La guerre à Gaza a éclaté lorsque le Hamas a envoyé 3 000 terroristes armés en Israël, le 7 octobre, pour mener une attaque brutale au cours de laquelle ils ont tué près de 1 200 personnes. Les terroristes ont également pris en otage 253 personnes, pour la plupart des civils, et les ont emmenées à Gaza. Israël a réagi en lançant une campagne militaire dont l’objectif vise à détruire le Hamas, à l’écarter du pouvoir à Gaza et à libérer les otages.

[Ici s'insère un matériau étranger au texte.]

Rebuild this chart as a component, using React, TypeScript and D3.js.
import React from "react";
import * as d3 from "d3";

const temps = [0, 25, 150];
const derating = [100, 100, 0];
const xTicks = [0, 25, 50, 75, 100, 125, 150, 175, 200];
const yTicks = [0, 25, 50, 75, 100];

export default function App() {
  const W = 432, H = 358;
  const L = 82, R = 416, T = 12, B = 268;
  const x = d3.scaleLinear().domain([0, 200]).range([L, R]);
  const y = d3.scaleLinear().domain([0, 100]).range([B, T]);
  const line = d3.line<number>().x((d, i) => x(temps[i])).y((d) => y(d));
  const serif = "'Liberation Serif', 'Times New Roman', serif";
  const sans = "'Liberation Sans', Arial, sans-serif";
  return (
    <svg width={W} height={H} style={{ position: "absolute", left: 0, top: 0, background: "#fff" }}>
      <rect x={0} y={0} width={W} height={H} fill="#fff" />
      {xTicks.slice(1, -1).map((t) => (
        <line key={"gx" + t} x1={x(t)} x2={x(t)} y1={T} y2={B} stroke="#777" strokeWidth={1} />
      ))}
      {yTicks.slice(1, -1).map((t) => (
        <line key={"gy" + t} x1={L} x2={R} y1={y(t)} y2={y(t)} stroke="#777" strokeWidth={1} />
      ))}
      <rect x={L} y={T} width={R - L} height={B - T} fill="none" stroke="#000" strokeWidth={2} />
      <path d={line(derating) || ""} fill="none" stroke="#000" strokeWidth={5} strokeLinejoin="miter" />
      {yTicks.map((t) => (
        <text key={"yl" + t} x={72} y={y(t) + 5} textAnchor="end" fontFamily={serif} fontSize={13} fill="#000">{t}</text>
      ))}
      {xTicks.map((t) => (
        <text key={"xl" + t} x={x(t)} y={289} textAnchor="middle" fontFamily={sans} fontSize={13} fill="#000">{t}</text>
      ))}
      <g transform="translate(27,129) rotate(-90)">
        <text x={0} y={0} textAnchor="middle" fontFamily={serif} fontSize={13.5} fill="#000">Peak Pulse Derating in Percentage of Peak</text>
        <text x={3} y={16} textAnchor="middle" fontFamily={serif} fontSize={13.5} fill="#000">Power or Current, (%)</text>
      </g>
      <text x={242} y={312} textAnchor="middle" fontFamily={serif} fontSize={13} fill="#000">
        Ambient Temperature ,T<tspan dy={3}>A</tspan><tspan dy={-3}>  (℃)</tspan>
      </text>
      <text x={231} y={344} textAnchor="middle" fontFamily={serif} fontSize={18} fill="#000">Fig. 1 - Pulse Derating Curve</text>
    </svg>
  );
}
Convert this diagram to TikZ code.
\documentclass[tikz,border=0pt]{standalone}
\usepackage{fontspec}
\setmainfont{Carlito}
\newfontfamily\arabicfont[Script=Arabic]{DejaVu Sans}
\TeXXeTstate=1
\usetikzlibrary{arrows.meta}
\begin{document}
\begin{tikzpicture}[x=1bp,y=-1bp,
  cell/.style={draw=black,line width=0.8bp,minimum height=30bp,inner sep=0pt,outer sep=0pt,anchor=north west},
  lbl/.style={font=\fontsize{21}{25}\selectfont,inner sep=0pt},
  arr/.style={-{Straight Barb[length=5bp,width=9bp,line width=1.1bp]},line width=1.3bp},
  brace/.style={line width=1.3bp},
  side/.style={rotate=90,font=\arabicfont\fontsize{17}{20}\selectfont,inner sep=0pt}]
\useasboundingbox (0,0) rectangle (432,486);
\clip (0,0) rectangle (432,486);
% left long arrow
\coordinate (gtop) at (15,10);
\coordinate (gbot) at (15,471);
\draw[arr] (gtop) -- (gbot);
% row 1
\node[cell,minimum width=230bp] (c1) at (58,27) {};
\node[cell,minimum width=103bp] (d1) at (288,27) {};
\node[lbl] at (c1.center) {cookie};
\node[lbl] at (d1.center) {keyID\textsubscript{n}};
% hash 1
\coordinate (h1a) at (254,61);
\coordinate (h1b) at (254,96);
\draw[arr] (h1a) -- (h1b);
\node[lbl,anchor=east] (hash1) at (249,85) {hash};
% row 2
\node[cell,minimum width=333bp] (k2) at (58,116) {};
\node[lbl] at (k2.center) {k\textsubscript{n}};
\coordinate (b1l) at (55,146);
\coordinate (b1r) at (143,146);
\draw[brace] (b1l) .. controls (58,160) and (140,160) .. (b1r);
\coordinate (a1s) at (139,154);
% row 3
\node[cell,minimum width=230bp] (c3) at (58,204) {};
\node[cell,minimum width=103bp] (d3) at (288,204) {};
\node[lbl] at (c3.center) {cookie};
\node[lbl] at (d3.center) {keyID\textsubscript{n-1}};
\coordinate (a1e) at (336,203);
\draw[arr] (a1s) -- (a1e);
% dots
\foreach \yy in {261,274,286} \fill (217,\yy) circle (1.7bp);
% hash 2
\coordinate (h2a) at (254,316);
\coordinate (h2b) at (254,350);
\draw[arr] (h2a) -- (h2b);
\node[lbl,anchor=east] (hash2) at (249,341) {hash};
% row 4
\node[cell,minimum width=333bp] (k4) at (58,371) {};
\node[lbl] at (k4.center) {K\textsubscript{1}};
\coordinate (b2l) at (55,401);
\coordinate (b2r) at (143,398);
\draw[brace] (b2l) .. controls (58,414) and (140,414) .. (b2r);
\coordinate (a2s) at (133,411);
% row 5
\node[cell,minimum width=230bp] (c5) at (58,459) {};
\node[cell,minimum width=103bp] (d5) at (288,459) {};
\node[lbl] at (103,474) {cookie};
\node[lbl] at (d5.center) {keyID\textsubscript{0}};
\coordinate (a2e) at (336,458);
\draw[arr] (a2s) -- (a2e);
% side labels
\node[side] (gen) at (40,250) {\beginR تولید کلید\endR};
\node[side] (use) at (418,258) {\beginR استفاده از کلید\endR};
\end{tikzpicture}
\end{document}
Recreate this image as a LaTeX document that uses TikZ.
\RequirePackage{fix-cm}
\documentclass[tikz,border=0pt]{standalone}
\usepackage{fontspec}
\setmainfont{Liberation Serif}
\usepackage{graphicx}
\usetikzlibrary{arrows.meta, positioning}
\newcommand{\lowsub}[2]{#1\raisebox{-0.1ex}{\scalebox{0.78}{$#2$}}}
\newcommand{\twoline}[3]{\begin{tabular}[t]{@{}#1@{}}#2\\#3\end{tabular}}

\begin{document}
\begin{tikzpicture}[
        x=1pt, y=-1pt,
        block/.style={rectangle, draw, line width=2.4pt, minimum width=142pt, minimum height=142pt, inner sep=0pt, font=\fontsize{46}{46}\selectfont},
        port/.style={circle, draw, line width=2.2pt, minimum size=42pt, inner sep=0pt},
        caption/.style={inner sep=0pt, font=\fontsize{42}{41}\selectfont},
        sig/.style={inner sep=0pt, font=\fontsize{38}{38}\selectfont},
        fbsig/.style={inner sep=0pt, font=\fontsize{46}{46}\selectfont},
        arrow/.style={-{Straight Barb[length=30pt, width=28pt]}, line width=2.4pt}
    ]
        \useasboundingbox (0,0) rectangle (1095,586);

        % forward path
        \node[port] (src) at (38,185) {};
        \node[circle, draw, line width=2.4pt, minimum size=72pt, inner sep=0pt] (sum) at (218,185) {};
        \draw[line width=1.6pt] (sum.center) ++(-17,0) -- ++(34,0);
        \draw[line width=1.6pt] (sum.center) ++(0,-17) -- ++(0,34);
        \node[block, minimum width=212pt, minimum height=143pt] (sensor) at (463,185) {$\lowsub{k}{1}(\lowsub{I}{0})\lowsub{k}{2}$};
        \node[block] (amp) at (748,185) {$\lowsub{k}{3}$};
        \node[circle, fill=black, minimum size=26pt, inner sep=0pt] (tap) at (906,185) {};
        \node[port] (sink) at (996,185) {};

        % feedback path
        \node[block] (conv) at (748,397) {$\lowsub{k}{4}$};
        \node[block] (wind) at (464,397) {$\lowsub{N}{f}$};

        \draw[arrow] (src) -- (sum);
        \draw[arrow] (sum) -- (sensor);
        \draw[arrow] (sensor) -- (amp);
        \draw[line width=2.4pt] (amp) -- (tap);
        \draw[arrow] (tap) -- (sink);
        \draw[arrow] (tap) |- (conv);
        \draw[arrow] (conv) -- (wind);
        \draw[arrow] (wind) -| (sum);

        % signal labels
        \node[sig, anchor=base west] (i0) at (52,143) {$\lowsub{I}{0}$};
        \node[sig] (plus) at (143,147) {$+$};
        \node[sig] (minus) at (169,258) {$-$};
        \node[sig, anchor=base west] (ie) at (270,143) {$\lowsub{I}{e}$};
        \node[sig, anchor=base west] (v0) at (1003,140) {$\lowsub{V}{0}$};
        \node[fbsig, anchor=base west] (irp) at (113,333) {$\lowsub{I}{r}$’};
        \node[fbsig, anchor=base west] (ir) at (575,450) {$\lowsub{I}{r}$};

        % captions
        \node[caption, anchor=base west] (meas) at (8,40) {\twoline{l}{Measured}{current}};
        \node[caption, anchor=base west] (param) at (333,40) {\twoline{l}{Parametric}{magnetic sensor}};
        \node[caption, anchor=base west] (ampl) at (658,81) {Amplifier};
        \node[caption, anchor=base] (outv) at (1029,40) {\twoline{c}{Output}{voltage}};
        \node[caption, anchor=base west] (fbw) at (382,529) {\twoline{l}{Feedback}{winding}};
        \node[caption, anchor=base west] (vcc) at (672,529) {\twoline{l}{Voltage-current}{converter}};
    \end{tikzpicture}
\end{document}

Plus de 31 000 personnes seraient mortes à Gaza depuis le début de la guerre, selon le ministère de la Santé dirigé par les terroristes du Hamas. Les chiffres publiés par le groupe terroriste sont invérifiables, et ils incluraient ses propres terroristes et hommes armés, tués en Israël et à Gaza, et les civils tués par les centaines de roquettes tirées par les groupes terroristes qui retombent à l’intérieur de la bande de Gaza. L’armée israélienne affirme avoir tué plus de 13 000 membres du groupe terroriste à Gaza, en plus d’un millier de terroristes à l’intérieur d’Israël le 7 octobre et dans les jours qui ont suivi l’assaut.

« Nous méritons la paix »
Et pourtant, à Kiryat Shmona, autre localité du nord vidée de ses habitants, le responsable chargé de la sécurité Ariel Frisch raconte combien les choses ont changé depuis le 7 octobre.
« Le 6, nous pouvions encore aller à Metula, voir les positions du Hezbollah de l’autre côté de la frontière, et rigoler. On se disait: ‘Ils ont des armes, et alors ? Nous avons l’armée israélienne, nous sommes en sécurité' », se souvient-il.
Après l’attaque du Hamas dans le sud d’Israël, « tout a changé car nous avons compris qu’une invasion était une menace réelle », dit-il, en estimant que cette menace doit être « éliminée » pour permettre un retour à la normale.
« Nous voulons la paix, nous la méritons. Ce que nous avons là, ce n’est pas la paix, ce n’est pas une vie ».